U-MusT: A Unified Framework for Cross-modal Translation of Score Images, Symbolic Music, and Performance Audio

Jongmin Jung, Dongmin Kim, Sihun Lee, Seola Cho, Hyungjoon Soh

Published: 25 Dec 2025, Last Modified: 25 Mar 2026IEEE Transactions on Audio, Speech and Language ProcessingEveryoneCC BY 4.0

Abstract: Music exists in various modalities, such as score images, symbolic scores, MIDI, and audio. Translations between such modalities are established as core tasks of music information retrieval, such as automatic music transcription (audio-to-MIDI) and optical music recognition (score image to symbolic score). However, most past work on multimodal translation utilizes specialized models trained for each translation task. In this paper, we propose a unified framework based on a common tokenization strategy. We use dedicated separate models for the Image-to-Audio and Audio-to-Image directions, sharing an identical encoder-decoder architecture to handle each task within a coherent framework.

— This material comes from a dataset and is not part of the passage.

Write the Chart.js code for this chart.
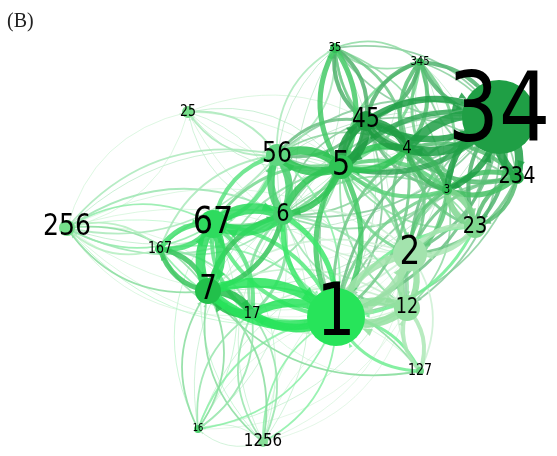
<!DOCTYPE html>
<html>
<head>
<meta charset="utf-8">
<script src="https://cdn.jsdelivr.net/npm/chart.js@4.4.1/dist/chart.umd.min.js"></script>
<style>
  html, body { margin: 0; padding: 0; background: #ffffff; }
  #wrap { position: relative; width: 557px; height: 456px; }
  #tag { position: absolute; left: 7px; top: 9px; font: 20px "Liberation Serif", "DejaVu Serif", serif; color: #222; }
</style>
</head>
<body>
<div id="wrap">
  <canvas id="net"></canvas>
  <div id="tag">(B)</div>
</div>
<script>
// Itemsets (nodes) of the co-occurrence network
const nodeLabels = ['34', '1', '2', '5', '45', '67', '7', '56', '6', '256', '234', '23',
                    '12', '4', '3', '1256', '25', '17', '167', '127', '35', '345', '16'];
// Layout coordinates of each node
const nodeX = [499, 336, 410, 341, 366, 213, 208, 277, 283, 67, 517, 475,
               407, 407, 447, 263, 188, 252, 160, 420, 335, 420, 198];
const nodeY = [117, 317, 254, 167, 121, 224, 291, 155, 215, 228, 177, 227,
               308, 149, 190, 442, 112, 314, 249, 371, 48, 62, 429];
// Node weight (drawn as bubble radius) and label weight (font px)
const nodeWeight = [37, 29, 17, 12, 10, 14, 13, 11, 10, 8, 7, 11,
                    13, 5, 5, 5, 6, 5, 5, 4, 5, 4, 4];
const labelWeight = [96, 73, 39, 34, 26, 38, 33, 28, 25, 30, 23, 23,
                     21, 18, 12, 18, 15, 16, 15, 15, 12, 12, 10];

// Links: [owner, other, strength]
const edgeList = [
  ['34','4',9], ['34','234',8], ['34','3',6], ['34','45',6], ['34','5',5], ['34','23',4],
  ['34','345',4], ['34','1',3], ['34','2',3], ['34','35',2], ['34','6',2], ['34','56',2],
  ['34','12',2], ['34','7',1], ['34','67',1],
  ['45','5',9], ['45','4',7], ['45','35',4], ['45','345',4], ['45','3',3], ['45','56',3],
  ['45','6',2], ['45','1',2], ['45','234',2],
  ['5','56',8], ['5','6',6], ['5','4',6], ['5','1',5], ['5','35',5], ['5','345',3], ['5','3',4],
  ['5','67',3], ['5','2',3], ['5','7',2], ['5','23',2], ['5','25',1], ['5','256',1], ['5','12',2],
  ['4','3',5], ['4','345',4], ['4','35',3], ['4','234',4], ['4','1',3], ['4','2',3], ['4','23',3],
  ['4','6',2], ['4','56',2],
  ['3','234',5], ['3','2',4], ['3','1',3], ['3','345',3], ['3','35',2], ['3','12',2], ['3','6',2],
  ['23','3',6], ['234','23',4], ['234','2',3], ['234','345',2], ['234','1',2],
  ['2','23',5], ['2','1',7], ['12','2',6], ['2','127',2], ['2','6',2], ['2','7',2], ['2','17',1], ['2','56',1],
  ['12','1',8], ['1','17',8], ['1','7',9], ['1','6',5], ['1','67',4], ['1','127',3], ['1','16',2],
  ['1','1256',2], ['1','23',3], ['1','56',2], ['1','167',2], ['1','256',1],
  ['12','127',4], ['12','17',2], ['12','7',2], ['12','16',1], ['12','1256',1],
  ['67','6',10], ['67','7',9], ['67','167',5], ['67','17',4], ['67','56',4], ['67','256',2],
  ['67','16',1], ['67','1256',1],
  ['7','17',8], ['7','167',5], ['7','6',5], ['7','256',2], ['7','16',2], ['7','1256',2], ['7','127',2],
  ['6','56',7], ['6','17',3], ['6','167',2], ['6','256',2], ['6','25',1], ['6','1256',1], ['6','16',1], ['6','12',2],
  ['56','25',2], ['56','256',2], ['56','35',2], ['56','167',2], ['56','2',1],
  ['256','25',1], ['256','167',2], ['256','17',1], ['256','12',1], ['256','2',1],
  ['25','2',1], ['25','4',1],
  ['35','345',2], ['35','6',1], ['35','1',1],
  ['345','23',1], ['345','2',1],
  ['17','16',2], ['17','1256',2], ['17','167',2],
  ['16','1256',1], ['16','2',1],
  ['127','17',1], ['127','7',1],
  ['1256','2',1]
];

// Fill colours of the nodes (green family)
const nodeColor = ['#1f9f45', '#27e45a', '#a3e3ad', '#2fc455', '#1e9c42', '#2edb5e', '#22c04b',
                   '#5fd680', '#45cf6c', '#74df8a', '#26a848', '#7fd68f', '#93e0a0', '#28ae4b',
                   '#30b853', '#86de97', '#74dc88', '#3ecf66', '#40cf68', '#6fd886', '#30bb55',
                   '#35b958', '#4fd070'];

const indexOf = {};
nodeLabels.forEach((l, i) => { indexOf[l] = i; });

function hexRgb(h) {
  return [parseInt(h.slice(1, 3), 16), parseInt(h.slice(3, 5), 16), parseInt(h.slice(5, 7), 16)];
}
// Stronger links keep more of the owner's colour, weak links fade toward white
function linkColor(owner, w) {
  const t = Math.min(1, 0.3 + 0.12 * w);
  const c = hexRgb(nodeColor[owner]);
  return 'rgb(' + c.map(v => Math.round(255 - (255 - v) * t)).join(',') + ')';
}

const ARC = 0.3;

const linkPlugin = {
  id: 'links',
  beforeDatasetsDraw(chart) {
    const ctx = chart.ctx;
    const xs = chart.scales.x, ys = chart.scales.y;
    const px = nodeLabels.map((_, i) => [xs.getPixelForValue(nodeX[i]), ys.getPixelForValue(nodeY[i])]);
    const arcs = [];
    edgeList.forEach(([a, b, w]) => {
      const i = indexOf[a], j = indexOf[b];
      arcs.push([i, j, w, i]);
      arcs.push([j, i, w, i]);
    });
    arcs.sort((p, q) => p[2] - q[2]);
    ctx.save();
    ctx.globalAlpha = 0.85;
    arcs.forEach(([s, e, w, owner]) => {
      const [x1, y1] = px[s], [x2, y2] = px[e];
      const dx = x2 - x1, dy = y2 - y1;
      const cx = (x1 + x2) / 2 + ARC * dy;
      const cy = (y1 + y2) / 2 - ARC * dx;
      const lw = 0.7 + (w - 1) * 1.1;
      const col = linkColor(owner, w);
      ctx.strokeStyle = col;
      ctx.fillStyle = col;
      ctx.lineWidth = lw;
      ctx.beginPath();
      ctx.moveTo(x1, y1);
      ctx.quadraticCurveTo(cx, cy, x2, y2);
      ctx.stroke();
      // arrow head at the border of the target node
      let tx = x2 - cx, ty = y2 - cy;
      const tl = Math.hypot(tx, ty) || 1;
      tx /= tl; ty /= tl;
      const rEnd = nodeWeight[e];
      const hx = x2 - tx * rEnd, hy = y2 - ty * rEnd;
      const len = 2 + lw * 0.9, half = len * 0.4;
      const bx = hx - tx * len, by = hy - ty * len;
      ctx.beginPath();
      ctx.moveTo(hx, hy);
      ctx.lineTo(bx - ty * half, by + tx * half);
      ctx.lineTo(bx + ty * half, by - tx * half);
      ctx.closePath();
      ctx.fill();
    });
    ctx.restore();
  },
  afterDatasetsDraw(chart) {
    const ctx = chart.ctx;
    const xs = chart.scales.x, ys = chart.scales.y;
    ctx.save();
    ctx.fillStyle = '#000000';
    ctx.textAlign = 'center';
    ctx.textBaseline = 'alphabetic';
    nodeLabels.forEach((l, i) => {
      const fs = labelWeight[i];
      ctx.save();
      ctx.translate(xs.getPixelForValue(nodeX[i]), ys.getPixelForValue(nodeY[i]));
      ctx.scale(0.84, 1);
      ctx.font = fs + 'px "DejaVu Sans", sans-serif';
      ctx.fillText(l, 0, 0.245 * fs);
      ctx.restore();
    });
    ctx.restore();
  }
};

new Chart(document.getElementById('net'), {
  type: 'bubble',
  data: {
    datasets: [{
      data: nodeLabels.map((_, i) => ({ x: nodeX[i], y: nodeY[i], r: nodeWeight[i] })),
      backgroundColor: nodeColor,
      borderWidth: 0
    }]
  },
  options: {
    responsive: true,
    maintainAspectRatio: false,
    animation: false,
    events: [],
    layout: { padding: 0, autoPadding: false },
    clip: false,
    plugins: { legend: { display: false }, tooltip: { enabled: false }, title: { display: false } },
    scales: {
      x: { type: 'linear', min: 0, max: 557, display: false },
      y: { type: 'linear', min: 0, max: 456, reverse: true, display: false }
    }
  },
  plugins: [linkPlugin]
});
</script>
</body>
</html>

Two key factors make this unified approach viable: a new large-scale dataset, and the tokenization of each modality. Firstly, we propose a new dataset that consists of more than 1,300 hours of paired audio-score image data collected from YouTube videos, which is an order of magnitude larger than any existing music modal translation datasets. Secondly, our unified tokenization framework discretizes score images, audio, MIDI, and MusicXML into a sequence of tokens, enabling standard encoder-decoder Transformers to tackle multiple crossmodal translation as one coherent sequence-to-sequence task. Experimental results confirm that our unified framework improves upon single-task baselines in several key areas, notably reducing the symbol error rate for optical music recognition from 24.58% to a state-of-the-art 13.67%, while also seeing substantial improvements across the other translation tasks. Notably, our approach achieves the first musically-coherent score-image-conditioned audio generation, marking a significant breakthrough in cross-modal music generation.